Damnatio Memoriae
installation, slide projection, audio, archival material, 2010
DAMNATIO MEMORIAE (the damnation of memory), refers to a punishment issued by the Roman Senate following a person’s death in an attempt to remove the person in question from cultural memory. Items such as coins, statues, paintings and documents were thought to be destroyed, names erased and property seized. Shown at Arthur Boskamp-Stiftung in Hohenlockstedt, Germany, Damnatio Memoriae was made up of a series of interconnected installations, mapping relations between seemingly disparate historic events.
A crop of Russian-Siberian heritage tomatoes, named after American actor and singer Paul Robeson (1898—1976), made up the installation, Them that plants them is soon forgotten. As the tomatoes ripened they were incorporated into the café menu at the Arthur Boskamp Foundation. Included in the installation was archive material relating to Robeson’s political activism and surveillance by both US and UK governments.
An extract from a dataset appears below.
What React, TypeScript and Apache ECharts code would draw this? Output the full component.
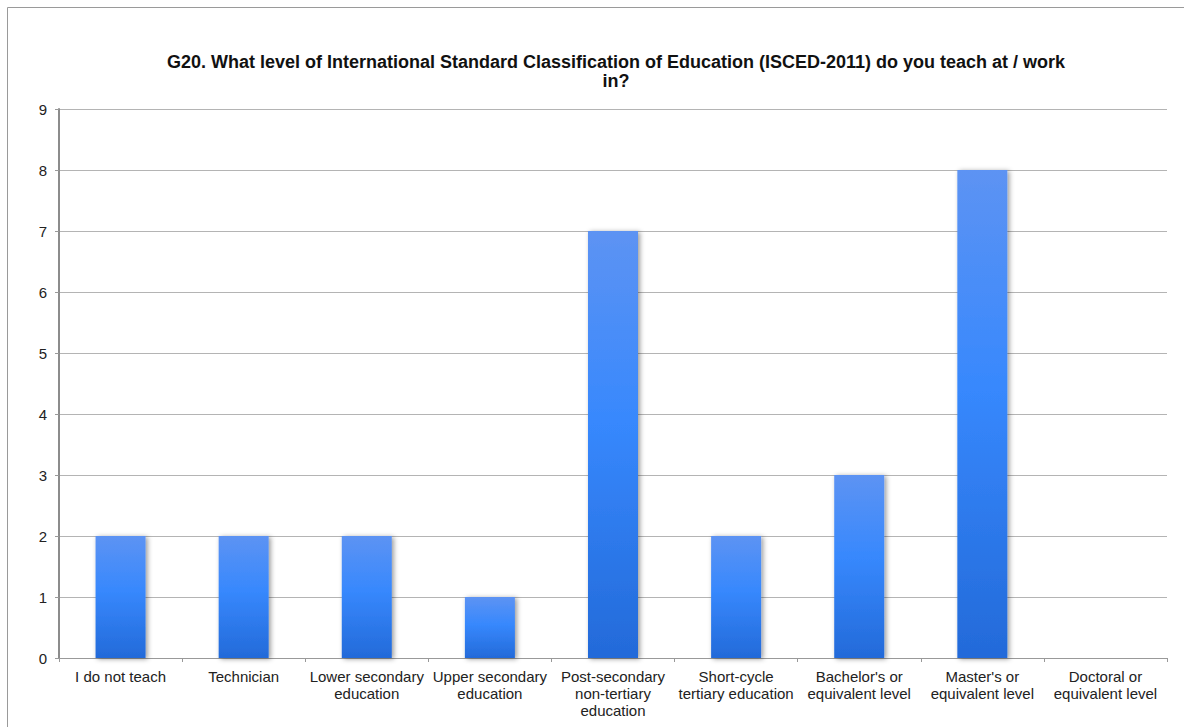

A slideshow with narration, The Brank, functioned as a loop of connecting information and backdrop to the works, making links between a scold’s bridle, damnatio memoriae, a missing sculpture of Paul Robeson by artist Antonio Salemme, MK ULTRA, Paul Robeson’s activism, anarchism, Ralph Chaplin, black cats, the European witch-hunts and an obsolete law of England and Wales known as the Common Scold Act.
Other works in the exhibition included a collection of inner record sleeves from Paul Robeson albums, The New Idealism, a giant witch’s hat, a collection of overturned images of witches and Black Cat Cross my Path, I Think Every Day’s Gonna Be My Last, where a local black cat was befriended and fed by gallery staff.